Why Is the Daily News Naming the 5-Year-Old Kidnapping Victim?

Jim Gardner says he won't do it. After all, isn't stripping a 5-year-old a form of sexual assault?

On Monday night, police issued an Amber Alert for a 5-year-old girl who was abducted that morning from an elementary school in West Philadelphia. Her photo and name began appearing in media outlets throughout the region. On Tuesday morning, her face and name filled the cover of the Daily News. Then police announced that the girl had been found, crying in a park, clothed only in a t-shirt. And suddenly, coverage changed. At least some of it.
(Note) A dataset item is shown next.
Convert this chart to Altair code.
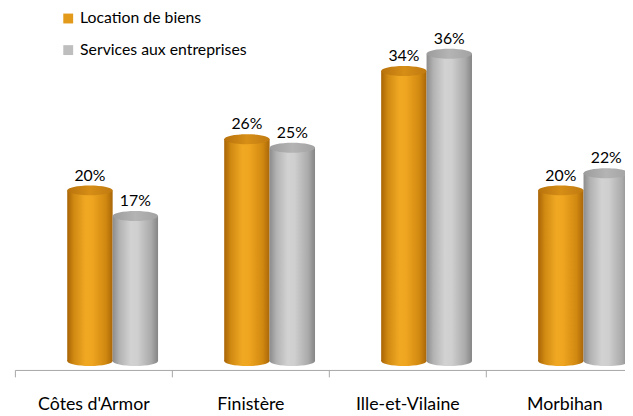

As veteran 6 ABC news anchor and prolific tweeter Jim Gardner explained:

 

At the time, police had not interviewed the girl. But 6 ABC still decided to pull her name from the coverage.

“Once it became evident that it was not confirmed that there had not been a sexual assault,” explains Gardner, “we transferred into our longstanding policy of not using the names of sexual assault victims.”

As of 3:30 p.m. on Wednesday, as reports surfaced that the girl had been stripped and blindfolded before apparently escaping her abductors, 6 ABC was still not using her name. “And we do not have any plans to use her name,” says Gardner. After all, isn’t stripping a 5-year-old girl a form of sexual assault?

“I just typed in ‘Philadelphia Kidnapping’ in Google, and her name comes up,” observes Kelly McBride, senior faculty for ethics at the Poynter Institute for Media Studies in Florida. “And the reality is that in a lot of sexual assault cases, where traditional media chooses not to name the victim, someone somewhere names, and it’s very easy to find. Especially when sports figures are involved. Take the cases of Ben Roethlisberger and Kobe Bryant. It’s still very easy today if you want to find the names of those women.”

In the case of the 5-year-old in Philadelphia, the Daily News and Inquirer continue to use her name as of this morning. But Fox 29, which broke the story on Monday night, has stopped naming her. They’ve even deleted the content of their original story, which named her, although the URL remains. A better option would have been to redact the victim’s name from the original post, inserting a note explaining the decision.

Even though you can never completely scrub the internet of anything, McBride insists that withholding (and redacting, when necessary) a victim’s name in cases of rape and sexual assault is still effective.

“The internet has changed the equation somewhat, but not completely,” she says. “When you stop naming somebody in the traditional media, which tend to be the websites that get the most traffic, within a day or two, when you ask people, ‘What’s the name of that girl?’, they can’t tell you.”

The not-naming policy came out of the women’s movement in the 1970s. “It was a time when there was an increasing awareness of the systemic problems we have in our society with investigating sexual assault and the re-victimization of victims,” says McBride.

One woman who believes that news outlets should, as a matter of policy, name the victims of sexual assaults and rape is Geneva Overholser, professor and director of the University of Southern California’s Annenberg School of Journalism. While editor of the Des Moines Register, Overholser won the Pulitzer Prize for a series of articles about a rape victim who came forward, wanting her name and photograph to be used to tell her story.

Yesterday, Overholser emailed me her thoughts:

Fundamentally, I think two things: we are not able to determine guilt, and it’s not our job to do so. To decide to “protect” one of the parties in a case and not the other is not an appropriate journalistic decision. Second, we habitually do name adults who bring charges. To make an exception in only this case risks adding to the notion that rape victims have done something wrong and that everything about the crime victim belongs in a dark corner.

Overholser has a point. If victims of rape and sexual assault have done nothing wrong, then why do we withhold their names?

“It’s an interesting philosophical question,” admits Gardner. “But I think that our abiding motivation is to protect the privacy of someone who suffers this kind of crime. It is a uniquely private sense of victimhood. It is a uniquely humiliating and violent crime, and we feel, frankly without much deliberation, that women who undergo such a crime deserve to have their privacy protected.”

Poynter’s McBride says that while she can envision a time when there’s no stigma associated with sexual assault, as a society, we are not there yet.

“It’s true that in the last ten years, the stigma has lessened to a significant degree,” she says. “But the thing that sexual assault survivors will tell you about is control. It’s about who knows what about them. And we as a society come up with safeguards to afford sexual assault victims a certain amount of privacy. We all acknowledge the stigma and shame that comes with the initial trauma but also the constant stigma, when people come and find out you are a sexual assault victim. They think about the most private places of your body and how those places were violated.”